OPENER / ANDREW TUCK
Travel and space
Every day there are reports dropping into my inbox about the future of work, how the office will never be the same again, why the era of the restaurant is over, why nightclubs are finished and how, for years to come, the fashion industry will stumble and stagger like a runway model with badly fitting shoes. Perhaps it’s all true. Perhaps all the luxury fashion houses will be forced to run their businesses with the same level of concern and virtue as an NGO (no shows, no parties, no frivolity, please) and offices will become like isolation wards. And maybe companies will never get their staff to leave the comfort blanket of their apartments again. But. Well, there are actually quite a few buts.

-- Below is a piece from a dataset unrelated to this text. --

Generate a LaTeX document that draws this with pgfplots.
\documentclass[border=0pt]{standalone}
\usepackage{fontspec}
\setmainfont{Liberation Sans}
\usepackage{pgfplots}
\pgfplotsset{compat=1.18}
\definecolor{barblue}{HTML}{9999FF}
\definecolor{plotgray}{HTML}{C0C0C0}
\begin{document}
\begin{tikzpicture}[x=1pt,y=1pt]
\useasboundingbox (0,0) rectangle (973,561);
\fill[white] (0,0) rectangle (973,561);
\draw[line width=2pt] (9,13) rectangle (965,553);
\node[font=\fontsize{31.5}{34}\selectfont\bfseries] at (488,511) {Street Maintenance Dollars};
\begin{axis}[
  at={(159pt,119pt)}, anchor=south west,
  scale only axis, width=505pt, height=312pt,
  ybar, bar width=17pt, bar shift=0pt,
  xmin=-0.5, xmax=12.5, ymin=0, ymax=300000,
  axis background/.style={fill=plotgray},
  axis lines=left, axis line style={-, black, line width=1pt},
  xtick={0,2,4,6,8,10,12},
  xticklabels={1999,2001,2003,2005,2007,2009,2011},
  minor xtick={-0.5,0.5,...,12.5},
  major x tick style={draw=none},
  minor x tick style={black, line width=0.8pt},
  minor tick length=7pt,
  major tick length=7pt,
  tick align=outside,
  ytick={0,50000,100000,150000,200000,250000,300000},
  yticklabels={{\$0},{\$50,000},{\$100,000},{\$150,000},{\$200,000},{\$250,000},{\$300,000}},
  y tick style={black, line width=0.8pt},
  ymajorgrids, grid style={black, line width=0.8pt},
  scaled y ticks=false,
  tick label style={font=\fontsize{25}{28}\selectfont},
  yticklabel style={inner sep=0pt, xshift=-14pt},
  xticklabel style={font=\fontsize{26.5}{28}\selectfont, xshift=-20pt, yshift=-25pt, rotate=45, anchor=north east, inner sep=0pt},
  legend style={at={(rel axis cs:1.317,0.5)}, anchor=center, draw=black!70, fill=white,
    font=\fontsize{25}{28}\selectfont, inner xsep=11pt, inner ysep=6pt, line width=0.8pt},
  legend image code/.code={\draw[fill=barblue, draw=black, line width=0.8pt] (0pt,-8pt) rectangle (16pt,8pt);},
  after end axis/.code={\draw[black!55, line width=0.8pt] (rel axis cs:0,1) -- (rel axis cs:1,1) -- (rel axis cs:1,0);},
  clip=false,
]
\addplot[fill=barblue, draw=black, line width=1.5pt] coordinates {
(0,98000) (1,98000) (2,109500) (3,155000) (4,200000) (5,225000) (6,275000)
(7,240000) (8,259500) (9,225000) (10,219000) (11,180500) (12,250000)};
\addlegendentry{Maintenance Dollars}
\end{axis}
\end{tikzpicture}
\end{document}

Lots of these reports are generated by futurologists and prediction agencies that have patchy track records at best or from the PR machines of companies that think they spy an opportunity. And the other problem is that if all of these predictions really do come true, then we’re sunk.
In the UK after weeks of lockdown, you see the circle of inspiration getting smaller and smaller. We had the Tiger King weeks and now the only thing that people seem to be watching is The Last Dance documentary series about Michael Jordan. Both great. But. I miss coming in to the office and colleagues telling me about the obscure gallery they went to the night before, the theatre production that moved them, the student exhibition that impressed, the talk they attended at the Royal Academy.

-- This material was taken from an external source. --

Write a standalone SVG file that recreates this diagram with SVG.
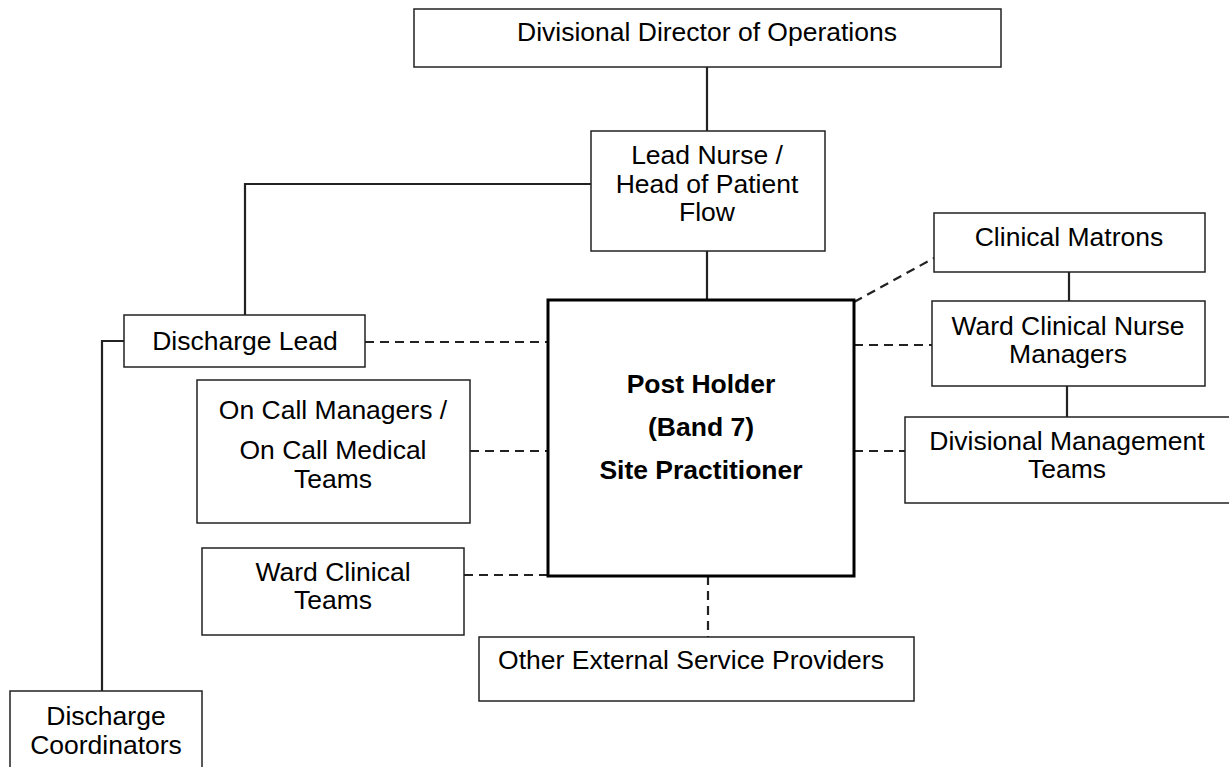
<svg xmlns="http://www.w3.org/2000/svg" width="1229" height="767" viewBox="0 0 1229 767">
<style>
.box{fill:#fff;stroke:#222;stroke-width:1.5}
.main{fill:#fff;stroke:#000;stroke-width:3}
.t{font-family:"Liberation Sans",Arial,sans-serif;font-size:26.5px;fill:#000;text-anchor:middle}
.b{font-weight:bold}
.solid{fill:none;stroke:#222;stroke-width:2.2}
.dash{fill:none;stroke:#222;stroke-width:2.2;stroke-dasharray:9 6}
</style>
<rect width="1229" height="767" fill="#fff"/>
<g id="connectors">
<path class="solid" d="M707 67V131"/>
<path class="solid" d="M707 251V300"/>
<path class="solid" d="M591 184H245V315"/>
<path class="solid" d="M124 341H102V691"/>
<path class="solid" d="M1069 272V301"/>
<path class="solid" d="M1067 386V417"/>
<path class="dash" d="M365 342H548"/>
<path class="dash" d="M470 451H548"/>
<path class="dash" d="M464 575H548"/>
<path class="dash" d="M708 576V637"/>
<path class="dash" d="M854 302L934 258"/>
<path class="dash" d="M854 345H932"/>
<path class="dash" d="M854 451H905"/>
</g>
<g id="director">
<rect class="box" x="414" y="9" width="587" height="58"/>
<text class="t" x="707" y="41">Divisional Director of Operations</text>
</g>
<g id="leadnurse">
<rect class="box" x="591" y="131" width="234" height="120"/>
<text class="t" x="707" y="164">Lead Nurse /</text>
<text class="t" x="707" y="193">Head of Patient</text>
<text class="t" x="707" y="221">Flow</text>
</g>
<g id="postholder">
<rect class="main" x="548" y="300" width="306" height="276"/>
<text class="t b" x="701" y="393">Post Holder</text>
<text class="t b" x="701" y="436">(Band 7)</text>
<text class="t b" x="701" y="479">Site Practitioner</text>
</g>
<g id="dischargelead">
<rect class="box" x="124" y="315" width="241" height="52"/>
<text class="t" x="245" y="350">Discharge Lead</text>
</g>
<g id="dischargecoord">
<rect class="box" x="10" y="691" width="192" height="80"/>
<text class="t" x="106" y="725">Discharge</text>
<text class="t" x="106" y="754">Coordinators</text>
</g>
<g id="oncall">
<rect class="box" x="197" y="380" width="273" height="143"/>
<text class="t" x="333" y="419">On Call Managers /</text>
<text class="t" x="333" y="459">On Call Medical</text>
<text class="t" x="333" y="488">Teams</text>
</g>
<g id="wardteams">
<rect class="box" x="202" y="548" width="262" height="87"/>
<text class="t" x="333" y="581">Ward Clinical</text>
<text class="t" x="333" y="609">Teams</text>
</g>
<g id="external">
<rect class="box" x="479" y="637" width="435" height="64"/>
<text class="t" x="691" y="669">Other External Service Providers</text>
</g>
<g id="matrons">
<rect class="box" x="934" y="213" width="271" height="59"/>
<text class="t" x="1069" y="246">Clinical Matrons</text>
</g>
<g id="wardnurse">
<rect class="box" x="932" y="301" width="273" height="85"/>
<text class="t" x="1068" y="335">Ward Clinical Nurse</text>
<text class="t" x="1068" y="363">Managers</text>
</g>
<g id="divmgmt">
<rect class="box" x="905" y="417" width="330" height="86"/>
<text class="t" x="1067" y="450">Divisional Management</text>
<text class="t" x="1067" y="478">Teams</text>
</g>
</svg>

Ah, but you say, you can now do all this and more virtually – attend art fairs, see the world’s best museums and all without tall people getting in your way. Well, I have been into these viewing rooms and felt indifferent and, to date, nobody has ever raved to me about the amazing picture, photograph, or person that they discovered in one of these online arenas. They work fine as sales rooms (Ebay for rich people) but any curator who thinks this is as good as being there for real is kidding themself.
At the weekends I catch up with two friends who run a successful agency for actors and each week hear about shows cancelled and delayed (often for years), film projects stalled, TV series red-lit and you realise how much creativity, potent comment and new-ness is being lost every day. Not to mention the careers.
The potential inspiration drought was hammered home this week when our editor in chief sent me several dispatches from his travels in Switzerland, a nation out of lockdown, where he saw more new ideas and spoke face-to-face with more inspiring people each day than many of us have come across in weeks. I am sure he will tell you all about it tomorrow.
And this is why we need restaurants where you strike up a conversation with your neighbour, galleries where you get to stare at work that shakes you and travel. Travel is amazing. The chance to head out and be inspired, to meet people who can alter your world view and to realise that it’s hard to really change anything other than your outfit from your bedroom.
Late-night visitors Our neighbours press our doorbell. It’s late but the sky is still a polished steel blue. If we look towards the moon, in three minutes’ time, they tell us, we might see the International Space Station pass by with its newly bolstered crew that now numbers five: Anatoly Ivanishin, Ivan Vagner, Chris Cassidy, Bob Behnken and Doug Hurley. And here it comes: a speeding dot made pearl white by the light of the moon. So small with the naked eye, yet captivating. We stand watching until it vanishes. Now a space odyssey really does give you a new perspective.